EU gives Oracle extra time to respond to Sun inquiry

Oracle was granted an extra week to prepare to make its case for the planned merger in front of European regulators

Oracle and Sun Microsystems have been granted an extra week to defend their planned $7 billion merger in front of European regulators, the European Commission said Friday.

Earlier this month the Commission, Europe's top antitrust regulator, issued formal objections to the deal, arguing that it posed a threat to competition in the market for database software.

[ In anticipation of the statement of objects, Oracle began prepping for a long battle with the EU. |  Revelations that SAP tried to meet with Oracle has fueled suspicions that the EU is blocking the Oracle-Sun merger due to SAP's lobbying efforts. ]

The deadline for a final ruling has been put back to Jan. 27 from Jan. 19, which amounts to six additional working days for Oracle to win over the skeptical regulator.

"Oracle requested the extension in order to have the opportunity to further develop its arguments in response to the Commission's concerns," the Commission said in a routine weekly statement on the status of ongoing merger investigations.

The Commission's concerns center on Oracle acquiring MySQL, an open source database developed in Europe and bought by Sun a year ago for $1 billion. It argued in its statement of objections that the acquisition of the most significant open source database on the market by Oracle, the proprietary database market leader, could harm competition.

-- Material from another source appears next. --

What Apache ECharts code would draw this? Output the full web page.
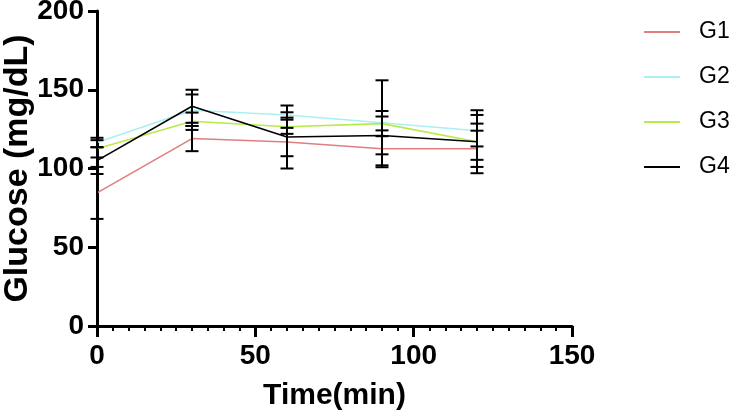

Oracle responded angrily, accusing the Commission of not understanding the database market. It claims that MySQL is aimed at a totally different type of client from the ones that use Oracle's database products.

However, the Commission, as well as many observers, argue that even if the products don't compete at the moment, Oracle's ownership of MySQL could stifle the software's development. This could have a negative long term effect on the database market, they said.